Three Things To Consider When Buying Digital Fish Scales
Fish scales have come a long way over the past few decades, and the newest digital models are extremely accurate.
How many times has your best fishing buddy called to brag about catching a 7-pound bass, only to send a picture that looks like a 4-pounder?! Face it, many anglers aren’t all that believable, whether purposely or accidentally, when they start reliving the glory of their day on the water. A good digital fish scale can go a long way to restoring their perceived integrity and giving them valuable information about their catch. To pick the best digital scales for your purpose, consider three important factors—how you will use the scales, power source and readability of the display.
There are as many different kinds of digital scales as there are kinds of fish. That’s a good thing, since the way you plan to use your scales will determine what model you choose.
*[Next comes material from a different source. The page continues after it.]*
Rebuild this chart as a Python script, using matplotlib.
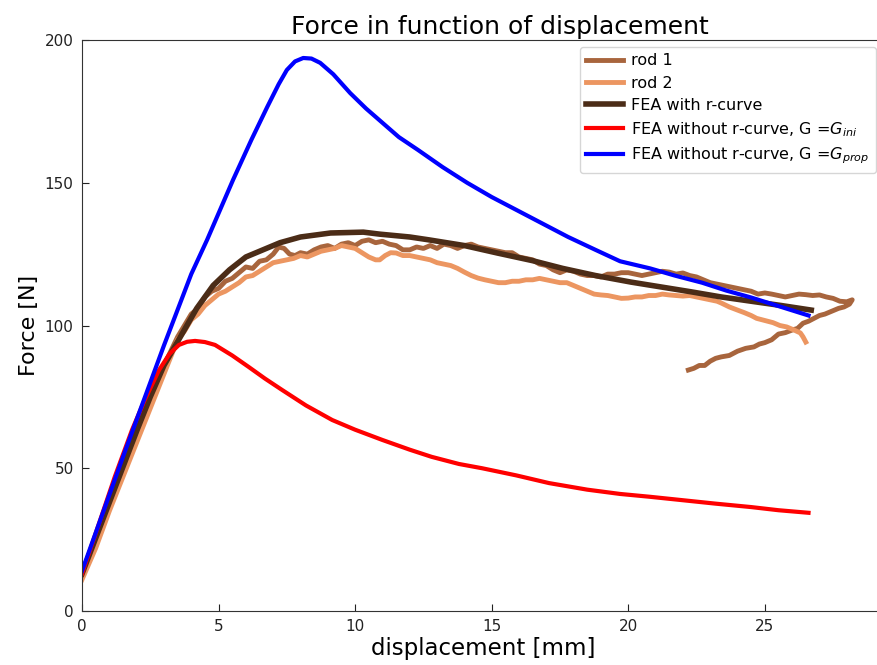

If you’re solely a bass fisherman, scales that weigh fish up to 20 pounds will suffice. However, if you also fish for catfish, a unit that will accurately weigh fish up to 100 pounds is preferable. For saltwater anglers who might catch even bigger fish, look for scales with the highest maximum weight you can find. Depending on your specific usage, scales offer a number of handy features that might fit your needs, including built-in tape measures, pounds/kilograms option, waterproof housing, and taring, a function that allows you to weigh an empty bucket or net, then reset the scale to zero before weighing the container again with live fish in it.
Probably the only thing that could be considered better about analog scales over the new digital ones is they didn’t require a power source that could run out. Digital scales run on a number of different battery types, and all have their ups and downs. The majority of top models run on two AAA batteries and have some kind of power-saving function that ensures long battery life. Others run on one 9-volt battery, while still others utilize two AA batteries. Regardless of which power source you choose, look for a model that automatically turns itself off so you won’t have to change batteries as often. Remember to check your batteries every time you head out on the water. When you have your biggest fish ever in the boat is not the time you want to discover your scales are dead and you don’t have extra batteries.
If you can’t read your fish scales in dark, cloudy conditions and on bright, bluebird days, you’re not going to be happy with them. Many manufacturers have addressed this issue quite well. Large LCD screens with backlit functions are featured on many units and are perfect for optimal reading under a variety different lighting conditions. Whether you get a black, dark blue, light blue, green or gray background is largely a matter of choice and what you can see better.